Insider apparel has a different job. It is not trying to introduce technical culture to the public. It is trying to reflect it accurately back to the people inside it. That requires better judgment. You need to know which references are overdone, which ones still feel fresh, and which details will instantly tell the audience whether the design came from lived experience or keyword research.
That is where brands like grabNade have an advantage when they stay disciplined. If the design comes from someone who has actually spent years around machines, CAD, quality systems, and manufacturing pressure, the difference shows. The humor is tighter. The references are cleaner. The product feels like it belongs to the trade instead of orbiting it.
Choosing the right CAPA shirt for real-world wear
If you are considering a CAPA shirt, start with the design language. Ask whether it feels like something a real quality engineer, manufacturing engineer, or technical lead would wear outside a forced team event. If the answer is no, move on.

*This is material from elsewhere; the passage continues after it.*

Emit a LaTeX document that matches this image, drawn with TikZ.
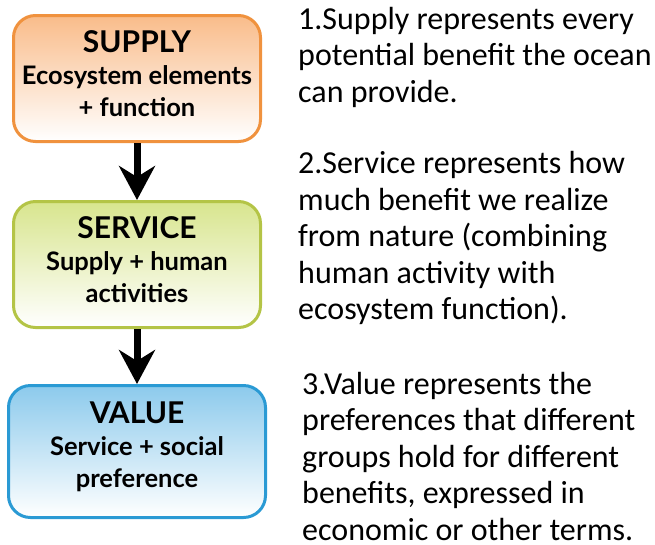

Then look at how hard the joke is trying. Good technical humor usually trusts the audience. It does not overexplain itself. If the design reads like a caption under a meme, it probably will not have much life beyond the first laugh.
Finally, pay attention to the shirt itself. Fabric blend, fit, print durability, and construction all matter more than people admit. Technical audiences are not hard to please, but they are quick to notice when a product feels sloppy.
A good CAPA shirt should feel the same way a good investigation feels once it is finally done right - clear, specific, and built on something real.
That is probably the best filter for any niche workwear-inspired design. If it sounds like your world and holds up like it respects your standards, it earns a place in the rotation. If not, it is just another corrective action waiting to happen.